House debates
Monday, 11 September 2017
Bills
Competition and Consumer Amendment (Exploitation of Indigenous Culture) Bill 2017; Second Reading
11:04 am
Bob Katter (Kennedy, Independent) Share this | Link to this | Hansard source
I move:
That this bill be now read a second time.
Like many people in this place, I'm fairly sick of buying my grandchildren—although, for a lot of you, it would be your children—woomeras that won't throw a spear, boomerangs that won't come back and bullroarers that don't roar. So, firstly, we would like to give our tourists, whether they are Australian tourists or overseas tourists, a bit of genuineness in the product that we sell.

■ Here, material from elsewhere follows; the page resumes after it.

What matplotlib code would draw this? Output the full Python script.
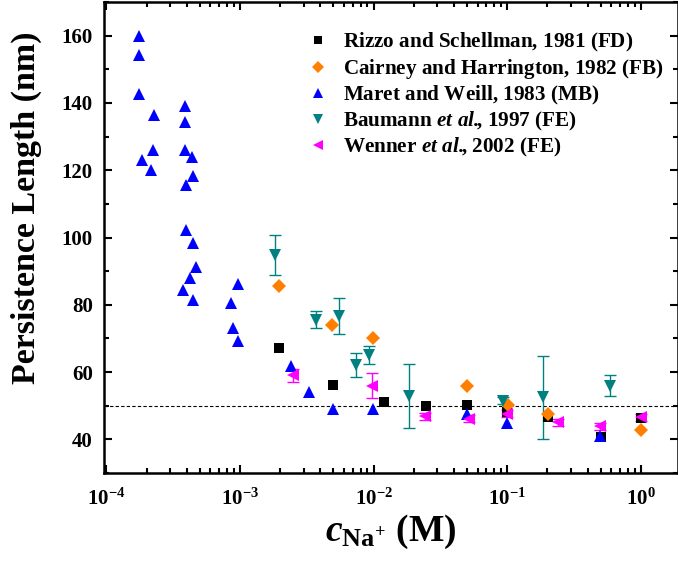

Infinitely more importantly, First Australians—and I often identify, so I will here: we First Australians—might argue that the land was taken from us by the settlers and the people that came from overseas, and they might well say, 'Well, you're the most land-rich people on Earth, you blackfellas; you're the most land-rich people on Earth,' which, I suppose, if you look at the map, you'd say we were. But there is just a little problem here: we're not allowed to use any of that land. We can't get a title deed off any federal or state government in Australia. It's not hard to do; I issued 800 in 2½ years when I was minister. But that's far from addressing the problem. And there have been no title deeds in Queensland issued, effectively, it's a fair thing to say, since 1990, when the much-maligned Bjelke-Petersen government collapsed. So we can't get any income from that source.
But, as it turns out, we've been remarkably good at some of the most magnificent art, and it's a school of art. When the impressionists came in, there was a group of artists, and when people began to appreciate the great beauty of what they were doing, their art became very, very valuable indeed, and that style of art went throughout the world. In this case, we have styles of painting, whether dot paintings or Namatjira-style landscape art, which are very, very culturally identifiable as First Australian artwork. Well, that has been copied in China, in India and in Indonesia and replicated a million times and then sent into Australia and sold as genuine, authentic First Australian art. Well, of course it's not genuine and authentic; it's simply a copy.
When this matter first arose and was brought to our attention, a senior staffer in my office went down to three outlets for tourist souvenirs in Cairns, and 23 of the items—in fact, almost every single item, but there were 23 separate items in those stores—were imported from Indonesia, China or India. So here we go: 'Australian Indigenous art' is being produced in, and marketed and sold from, foreign countries—once again, sending all the jobs overseas.
So what this bill will achieve is that no longer will those jobs go overseas—they will remain here in Australia—and Indigenous art will remain the property of the First Peoples. Whether one wants to talk about whether land was taken off the original people or whether it wasn't, one thing is for certain: if this bill goes through, they will no longer take our art and our culture away from us, and I think every single Australian would agree with that proposition.
We pay our thanks, our gratitude and our appreciation to the minister for setting up an inquiry. But, in this place—for example, on water development—all we get is inquiries. Nothing ever happens. On the issue of CO2, all we get is inquiries; nothing seems to ever happen in this place. So we want action on this, and I thank very much my colleague on the crossbenches for her support in this matter and her very great commitment to what is a cause of fairness for our First Australian peoples.
Rob Mitchell (McEwen, Australian Labor Party) Share this | Link to this | Hansard source
Is the motion seconded?
11:09 am
Rebekha Sharkie (Mayo, Nick Xenophon Team) Share this | Link to this | Hansard source
It is a great pleasure to second this motion, and I reserve my right to speak.
Rob Mitchell (McEwen, Australian Labor Party) Share this | Link to this | Hansard source
The time allotted for this debate has expired. The debate is adjourned and resumption of the debate be made an order of the day for the next day of sitting.